Ketiga, hal yang menjadi tantangan juga adalah adanya rasa takut akan biaya tambahan maupun biaya administrasi yang dikenakan diluar potongan perpajakan yang tidak bisa dipertanggung jawabkan. Bendahara satker masih menganggap bahwa akan banyak biaya (charge) tambahan yang dikenakan baik oleh vendor maupun bank. Sebaliknya, transaksi pada Digipay mempunyai prinsip memudahkan transaksi tanpa biaya administrasi tambahan sehingga para bendahara tidak perlu takut akan dikenakan biaya tambahan karena vendor dan bank tidak diperbolehkan mengenakan potongan atau biaya tambahan. Transaksi Digipay adalah transaksi yang jelas dan akuntabel dalam pertanggungjawabannya.
Hambatan berikutnya yang dihadapi adalah masih rendahnya jumlah vendor yang sudah terdaftar pada Digipay, ini disebabkan oleh kurangnya pemahaman vendor bahwa transaksi pada Digipay tidak serumit yang dibayangkan. Transaksi yang dilakukan sangat sederhana dan sama seperti transaksi pada platform belanja pada umumnya maupun platform pengadaan yang diimplementasikan oleh Pemerintah Daerah maupun LKPP. Vendor dapat mendaftarkan user secara mandiri dan akan diaktifkan oleh admin KPPN. Untuk pendaftaran usaha, vendor juga cukup mendaftarkan pada Digipay dengan menginput data penyedia barang/jasa dilengkapi dengan dokumen izin usaha.
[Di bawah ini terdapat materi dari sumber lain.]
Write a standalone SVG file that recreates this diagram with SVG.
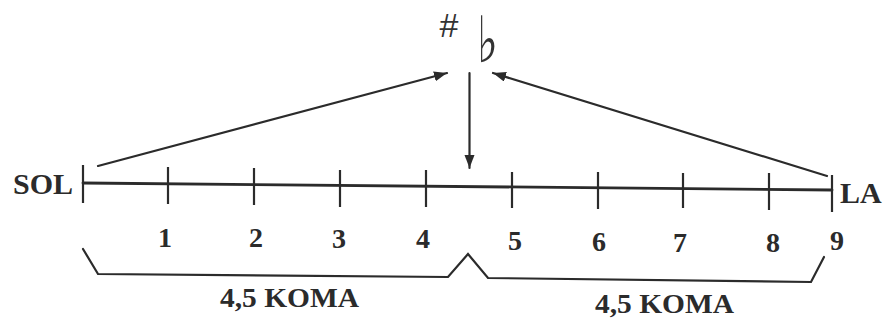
<svg xmlns="http://www.w3.org/2000/svg" width="886" height="320" viewBox="0 0 886 320">
<defs>
<style>
.ln{stroke:#2b2b2b;stroke-width:2.2;fill:none;stroke-linecap:round}
.tk{stroke:#2b2b2b;stroke-width:2.2}
.t{font-family:"Liberation Serif","Times New Roman",serif;font-weight:bold;fill:#2b2b2b}
.sym{font-family:"DejaVu Sans",sans-serif;fill:#333}
</style>
<marker id="ah" markerUnits="userSpaceOnUse" markerWidth="14" markerHeight="12" refX="13" refY="5" orient="auto">
<path d="M0,0 L13,5 L0,10 Z" fill="#2b2b2b"/>
</marker>
</defs>
<rect width="886" height="320" fill="#fff"/>
<g id="symbols">
<text x="449" y="37" font-size="34" text-anchor="middle" style="font-family:'Liberation Sans',Arial,sans-serif;fill:#333">#</text>
<text class="sym" font-size="40" transform="translate(477,62) scale(1.1,1.6)">♭</text>
</g>
<g id="scale">
<line class="ln" x1="83" y1="183" x2="832" y2="190" style="stroke-width:2.8"/>
<line class="tk" x1="83" y1="165" x2="83" y2="203"/>
<line class="tk" x1="168" y1="167" x2="168" y2="204"/>
<line class="tk" x1="254" y1="168" x2="254" y2="205"/>
<line class="tk" x1="340" y1="170" x2="340" y2="207"/>
<line class="tk" x1="426" y1="170" x2="426" y2="207"/>
<line class="tk" x1="512" y1="172" x2="512" y2="208"/>
<line class="tk" x1="598" y1="172" x2="598" y2="209"/>
<line class="tk" x1="683" y1="173" x2="683" y2="208"/>
<line class="tk" x1="769" y1="173" x2="769" y2="210"/>
<line class="tk" x1="832" y1="175" x2="832" y2="212"/>
</g>
<g id="sol"><text class="t" x="13" y="194" font-size="30">SOL</text></g>
<g id="la"><text class="t" x="840" y="203" font-size="30">LA</text></g>
<g id="numbers" class="t" font-size="28" text-anchor="middle">
<text x="165" y="247">1</text>
<text x="256" y="247">2</text>
<text x="339" y="248">3</text>
<text x="423" y="248">4</text>
<text x="515" y="250">5</text>
<text x="599" y="251">6</text>
<text x="680" y="252">7</text>
<text x="773" y="252">8</text>
<text x="837" y="250">9</text>
</g>
<g id="brace">
<path class="ln" d="M83,249 L98,274 L448,277 L468,254 L488,278 L811,282 L824,257"/>
</g>
<g id="labels" class="t" font-size="27">
<text x="220" y="307" textLength="139" lengthAdjust="spacingAndGlyphs">4,5 KOMA</text>
<text x="595" y="313" textLength="139" lengthAdjust="spacingAndGlyphs">4,5 KOMA</text>
</g>
<g id="connectors">
<line class="ln" x1="98" y1="166" x2="447" y2="73" marker-end="url(#ah)"/>
<line class="ln" x1="827" y1="176" x2="493" y2="73" marker-end="url(#ah)"/>
<line class="ln" x1="469.5" y1="73" x2="469.5" y2="168" marker-end="url(#ah)"/>
</g>
</svg>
Secara sederhana, perekaman produk juga tidak jauh berbeda dengan alur perekaman produk pada platform belanja lainnya sehingga vendor bisa secara mandiri menatausahakan barang/jasa yang ditawarkan. Sampai dengan akhir Maret 2024, tercatat ada dua puluh vendor yang sudah terdaftar pada Digipay yang tersebar dalam Kabupaten OKU, OKU Timur, dan OKU Selatan. Diharapkan setiap satuan kerja dapat mendorong rekanannya masing-masing untuk bisa melalukan pendaftaran usaha dan penjualan barang/jasa pada Digipay.
Tantangan-tantangan tersebut diatas menjadi catatan tentunya bagi KPPN untuk melakukan upaya dan tindak lanjut agar implementasi Digipay bisa berjalan sesuai dengan yang ditargetkan. Beberapa hal yang terus dilaksanakan oleh KPPN selaku user pembina Digipay satker adalah pelaksanaan asistensi dan sosialisasi rutin secara triwulanan kepada satker, update data pemetaan satker potensial serta vendor yang banyak bertransaksi, berkoordinasi dengan perbankan mengenai fasilitas CMS dan EDC untuk mendukung pembayaran cashless, serta pelaporan dan monitoring bulanan yang disampaikan kepada Kanwil DJPb Prov. Sumsel. Selain itu, KPPN Baturaja juga membuka layanan kepada vendor apabila diperlukan untuk berkonsultasi dan melakukan perekaman user Digipay rekanan. Langkah dan strategi tersebut akan terus dilaksanakan demi peningkatan pemahaman dan penggunaan Digipay, sehingga satker dan vendor dapat merasakan keunggulan-keunggulan belanja pemerintah melalui Digipay.
Disclaimer: Tulisan ini merupakan opini pribadi penulis dan tidak mewakili pandangan organisasi.